**Instructions for the task**
Only the lines from the start of the data through the line with "y_ticks = [0, 20, 40, 60, 80, 100, 120, 140]" belong in the copy. Restate them word for word, minus the pictures.

[begin Recorded data]

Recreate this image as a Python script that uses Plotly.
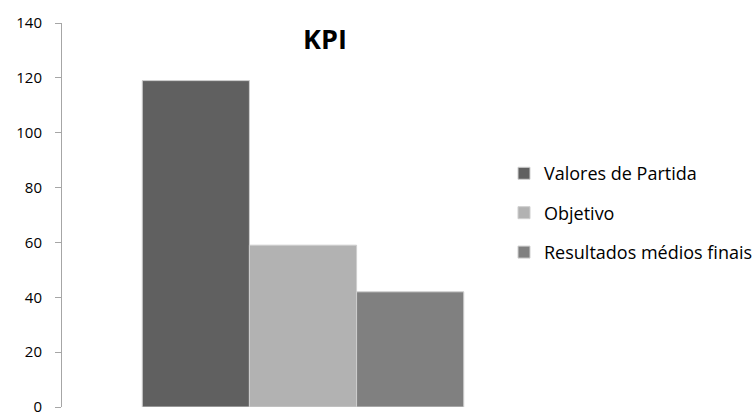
import plotly.graph_objects as go

# KPI comparison: starting values, target, and final average results
category = ["KPI"]
series_names = ["Valores de Partida", "Objetivo", "Resultados médios finais"]
series_values = [119, 59, 42]
series_colors = ["#606060", "#b2b2b2", "#808080"]
y_ticks = [0, 20, 40, 60, 80, 100, 120, 140]

W, H = 753, 412
fig = go.Figure()
for i, (name, val, col) in enumerate(zip(series_names, series_values, series_colors)):
    fig.add_trace(go.Bar(
        x=category, y=[val], name=name,
        marker=dict(color=col, line=dict(color="#cfcfcf", width=1)),
        legendgroup=f"g{i}",
    ))

fig.update_layout(
    width=W, height=H,
    margin=dict(l=62, r=209, t=23, b=5, autoexpand=False),
    paper_bgcolor="white", plot_bgcolor="white",
    barmode="group", bargap=0.333, bargroupgap=0,
    font=dict(family="Open Sans", color="#000000", size=15),
    title=dict(text="<b>KPI</b>", x=325 / W, xref="container", xanchor="center",
               y=1 - 40 / H, yref="container", yanchor="middle",
               font=dict(family="Open Sans", size=27, color="#000000")),
    showlegend=True,
    legend=dict(x=(504 - 62) / (W - 62 - 209), xanchor="left",
                y=0.505, yanchor="middle",
                traceorder="grouped", tracegroupgap=13,
                font=dict(family="Open Sans", size=18, color="#000000"),
                itemwidth=30, bgcolor="rgba(0,0,0,0)"),
    xaxis=dict(visible=False, range=[-0.5, 0.5], automargin=False),
    yaxis=dict(range=[0, 140], tickvals=y_ticks, ticktext=[str(v) for v in y_ticks],
               showgrid=False, zeroline=False, automargin=False,
               showline=True, linecolor="#a6a6a6", linewidth=1,
               ticks="outside", ticklen=6, tickcolor="#a6a6a6",
               ticklabelstandoff=10, ticklabeloverflow="allow",
               tickfont=dict(family="Open Sans", size=15, color="#000000")),
)

fig.write_html("out.html")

[end Recorded data]

**Exercise answer**
Recreate this image as a Python script that uses Plotly.
import plotly.graph_objects as go

# KPI comparison: starting values, target, and final average results
category = ["KPI"]
series_names = ["Valores de Partida", "Objetivo", "Resultados médios finais"]
series_values = [119, 59, 42]
series_colors = ["#606060", "#b2b2b2", "#808080"]
y_ticks = [0, 20, 40, 60, 80, 100, 120, 140]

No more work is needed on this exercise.